The call that came during the wee hours of the morning of March 24 was from a man in Enfield. He said he wanted to burn the Muhammad Islamic Center of Greater Hartford, using the n-word and other slurs against the members of the mosque that serves African-American, refugee, and immigrant Muslims.
Since then, as a part of a joint, ongoing investigation between the Hartford Police Department and the FBI, a suspect has been identified and questioned, but has not been arrested. That information was shared at a press conference at the Hartford mosque on Friday, with members of both law enforcement agencies, interfaith leaders, and elected officials present.
Imam Kashif Abdul-Karim was frustrated that he hadn’t received an update sooner.
“I wanted to find out what happened with our case,” Abdul-Karim said. “What was happening to the person who had given this great arson threat and who had gave this hate language to our community? I just think there’s double standards.”
The Imam’s secretary was on the other end of the line when the call came in. As news of the threat spread throughout the congregation, some members stopped coming because of safety concerns, including six Syrian refugee families whose children attend the masjid’s weekend school.
“These individuals are still scared of coming to the mosque because they tried to escape that stuff when they came to America,” said Abdul-Karim, “but America is not offering them any other protection either.”
Abdul-Karim mentioned the threat to state Sen. Saud Anwar (D-East Hartford), who brought it to the attention of the FBI. FBI Community Outreach Specialist Charlie Grady couldn’t name the suspect but tried to assure the congregation that they’re taking the threat seriously.
“The last thing we want to see happen is for us to miss something, ignore something and have a tragedy occur,” Grady said, “so we take this seriously as if it’s our own church, our own house of worship.”
The threat came a week after a mass shooting that killed 50 Muslim worshippers at two New Zealand mosques, and as multiple, mounting death threats are made against Rep. Ilhan Omar and Rep. Rashida Tlaib, the first two Muslim women elected to Congress.
“It’s not okay. It’s not a prank. It’s not funny,” Sen. Richard Blumenthal said during the press conference. “Words have consequences. Words matter. Hate speech encourages hate violence.”

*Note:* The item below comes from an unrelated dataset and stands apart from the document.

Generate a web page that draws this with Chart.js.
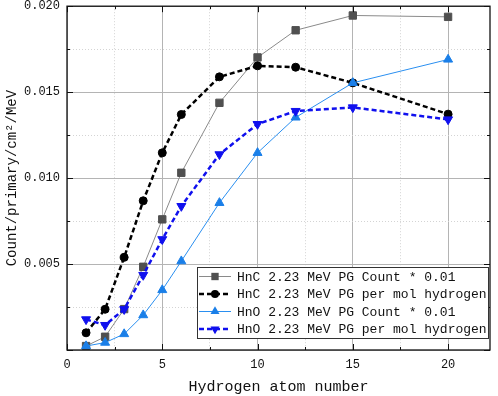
<!DOCTYPE html>
<html>
<head>
<meta charset="utf-8">
<script src="https://cdn.jsdelivr.net/npm/chart.js"></script>
<style>
  body { margin: 0; background: #fff; }
  #wrap { width: 498px; height: 396px; }
</style>
</head>
<body>
<div id="wrap"><canvas id="myChart" width="498" height="396"></canvas></div>
<script>
  // x values: number of hydrogen atoms
  const hydrogenAtoms = [1, 2, 3, 4, 5, 6, 8, 10, 12, 15, 20];

  // series
  const hncCount  = [0.00023, 0.00077, 0.00238, 0.00484, 0.0076, 0.01031, 0.01438, 0.01702, 0.0186, 0.01946, 0.01938];
  const hncPerMol = [0.0010, 0.00237, 0.00539, 0.00868, 0.01147, 0.0137, 0.01589, 0.01653, 0.01645, 0.01554, 0.01372];
  const hnoCount  = [0.00023, 0.00043, 0.00093, 0.00203, 0.00349, 0.00517, 0.00856, 0.01147, 0.01353, 0.01554, 0.0169];
  const hnoPerMol = [0.00178, 0.00145, 0.00237, 0.00436, 0.00644, 0.00837, 0.01138, 0.01314, 0.0139, 0.01411, 0.01341];

  const seriesLabels = [
    'HnC 2.23 MeV PG Count * 0.01',
    'HnC 2.23 MeV PG per mol hydrogen',
    'HnO 2.23 MeV PG Count * 0.01',
    'HnO 2.23 MeV PG per mol hydrogen'
  ];

  const FONT = '"Liberation Mono", "DejaVu Sans Mono", monospace';

  function toXY(ys) {
    return ys.map((y, i) => ({ x: hydrogenAtoms[i], y: y }));
  }

  // style of each series, also reused by the legend
  const styles = [
    { line: '#8a8a8a', fill: '#505050', width: 1, dash: [], shape: 'rect', radius: 5.2 },
    { line: '#000000', fill: '#000000', width: 2.5, dash: [5, 3], shape: 'circle', radius: 4 },
    { line: '#2a8ff0', fill: '#1a7fe8', width: 1, dash: [], shape: 'triangle', radius: 5.2 },
    { line: '#1010ee', fill: '#1010ee', width: 2.5, dash: [5, 3], shape: 'triangleDown', radius: 5.2 }
  ];
  const allData = [hncCount, hncPerMol, hnoCount, hnoPerMol];

  const datasets = allData.map((d, i) => {
    const s = styles[i];
    return {
      label: seriesLabels[i],
      data: toXY(d),
      borderColor: s.line,
      borderWidth: s.width,
      borderDash: s.dash,
      backgroundColor: s.fill,
      pointBackgroundColor: s.fill,
      pointBorderColor: s.fill,
      pointBorderWidth: 1,
      pointStyle: s.shape == 'triangleDown' ? 'triangle' : s.shape,
      rotation: s.shape == 'triangleDown' ? 180 : 0,
      pointRadius: s.radius,
      tension: 0,
      order: 4 - i
    };
  });

  function isMult(v, step) {
    const r = v / step;
    return Math.abs(r - Math.round(r)) < 1e-6;
  }

  // draw one legend marker by hand
  function drawMarker(ctx, shape, x, y, r, color) {
    ctx.save();
    ctx.fillStyle = color;
    ctx.beginPath();
    if (shape == 'rect') {
      const h = r * Math.SQRT1_2;
      ctx.rect(x - h, y - h, 2 * h, 2 * h);
    } else if (shape == 'circle') {
      ctx.arc(x, y, r, 0, Math.PI * 2);
    } else if (shape == 'triangle') {
      ctx.moveTo(x, y - r);
      ctx.lineTo(x + r * 0.866, y + r * 0.5);
      ctx.lineTo(x - r * 0.866, y + r * 0.5);
    } else {
      ctx.moveTo(x, y + r);
      ctx.lineTo(x + r * 0.866, y - r * 0.5);
      ctx.lineTo(x - r * 0.866, y - r * 0.5);
    }
    ctx.closePath();
    ctx.fill();
    ctx.restore();
  }

  // frame, inward ticks and the boxed legend
  const framePlugin = {
    id: 'frame',
    afterDraw(chart) {
      const ctx = chart.ctx;
      const a = chart.chartArea;
      const xs = chart.scales.x, ys = chart.scales.y;
      ctx.save();
      ctx.strokeStyle = '#111';
      ctx.lineWidth = 1.3;
      ctx.strokeRect(a.left, a.top, a.right - a.left, a.bottom - a.top);

      ctx.lineWidth = 1;
      ctx.beginPath();
      xs.ticks.forEach(t => {
        const px = Math.round(xs.getPixelForValue(t.value)) + 0.5;
        const len = isMult(t.value, 5) ? 6 : 3;
        ctx.moveTo(px, a.bottom); ctx.lineTo(px, a.bottom - len);
        ctx.moveTo(px, a.top); ctx.lineTo(px, a.top + len);
      });
      ys.ticks.forEach(t => {
        const py = Math.round(ys.getPixelForValue(t.value)) + 0.5;
        const len = isMult(t.value, 0.005) ? 6 : 3;
        ctx.moveTo(a.left, py); ctx.lineTo(a.left + len, py);
        ctx.moveTo(a.right, py); ctx.lineTo(a.right - len, py);
      });
      ctx.stroke();

      // legend box
      const bx = 197, by = 267, bw = 291, bh = 71;
      ctx.fillStyle = '#fff';
      ctx.fillRect(bx, by, bw, bh);
      ctx.strokeStyle = '#333';
      ctx.lineWidth = 1;
      ctx.strokeRect(bx + 0.5, by + 0.5, bw, bh);
      ctx.font = '13px ' + FONT;
      ctx.textBaseline = 'middle';
      styles.forEach((s, i) => {
        const cy = by + 9.5 + i * 17.5;
        ctx.strokeStyle = s.line;
        ctx.lineWidth = s.width;
        ctx.setLineDash(s.dash);
        ctx.beginPath();
        ctx.moveTo(bx + 2, cy); ctx.lineTo(bx + 34, cy);
        ctx.stroke();
        ctx.setLineDash([]);
        drawMarker(ctx, s.shape, bx + 18, cy, s.radius, s.fill);
        ctx.fillStyle = '#111';
        ctx.fillText(seriesLabels[i], bx + 40, cy + 1);
      });
      ctx.restore();
    }
  };

  const canvas = document.getElementById('myChart');
  const chart = new Chart(canvas, {
    type: 'line',
    data: { datasets: datasets },
    plugins: [framePlugin],
    options: {
      responsive: false,
      animation: false,
      layout: { padding: { top: 0, right: 8, left: 0, bottom: 0 } },
      plugins: { legend: { display: false }, tooltip: { enabled: false } },
      scales: {
        x: {
          type: 'linear',
          min: 0,
          max: 22.2,
          afterFit(scale) { scale.height = 46; scale.paddingRight = 0; },
          border: {
            display: false,
            dash: (c) => (c.tick && !isMult(c.tick.value, 5)) ? [1, 2] : []
          },
          grid: {
            drawTicks: false,
            color: (c) => (c.tick && isMult(c.tick.value, 5)) ? '#b4b4b4' : '#d4d4d4'
          },
          ticks: {
            stepSize: 2.5,
            includeBounds: false,
            autoSkip: false,
            maxRotation: 0,
            padding: 8,
            color: '#111',
            font: { family: FONT, size: 12 },
            callback: (v) => isMult(v, 5) ? String(Math.round(v)) : ''
          },
          title: {
            display: true,
            text: 'Hydrogen atom number',
            color: '#111',
            font: { family: FONT, size: 15 },
            padding: { top: 4, bottom: 0 }
          }
        },
        y: {
          type: 'linear',
          min: 0,
          max: 0.02,
          afterFit(scale) { scale.width = 67; scale.paddingTop = 6; },
          border: {
            display: false,
            dash: (c) => (c.tick && !isMult(c.tick.value, 0.005)) ? [1, 2] : []
          },
          grid: {
            drawTicks: false,
            color: (c) => (c.tick && isMult(c.tick.value, 0.005)) ? '#b4b4b4' : '#d4d4d4'
          },
          ticks: {
            stepSize: 0.0025,
            autoSkip: false,
            padding: 7,
            color: '#111',
            font: { family: FONT, size: 12 },
            callback: (v) => (v > 1e-9 && isMult(v, 0.005)) ? v.toFixed(3) : ''
          },
          title: {
            display: true,
            text: 'Count/primary/cm²/MeV',
            color: '#111',
            font: { family: FONT, size: 14 },
            padding: { top: 4, bottom: 0 }
          }
        }
      }
    }
  });
</script>
</body>
</html>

Three historically Black churches in Louisiana were burned earlier this month by a 21-year-old white man who’s now facing arson and hate crime charges. That the mosque serves African and African-American Muslims also underscores the complexity of being both Black and Muslim in America, contending with the dual threats of racism and Islamophobia.
“Being a Black Muslim is almost like the worst of both worlds,” said Saladin Hasan Jr., a former student of Abdul-Karim’s. “It’s hard out here being Black and it’s hard out here being a Muslim so to be both, to me—that’s the real threat.”
The mosque, originally known as Muhammad’s Temple No. 14, was established by Malcolm X in 1956. Race riots struck the streets of Hartford 50 years ago in 1969. Tension stemming from discrimination, police brutality and economic disparities still show up in Hartford’s communities of color today.
“I come to you mindful that your community has experienced a trauma through this threat that you’ve received,” said Rev. Josh Pollack with the Unitarian Universalist Society in Manchester. “And I know people with trauma, at the very least—it has an impact on you. It can make you not want to come to prayers. It can make you not want to bring your children for education. That’s just the reality. We’re coming her to say as members of the larger faith community in Connecticut that we’re with you. We see you.”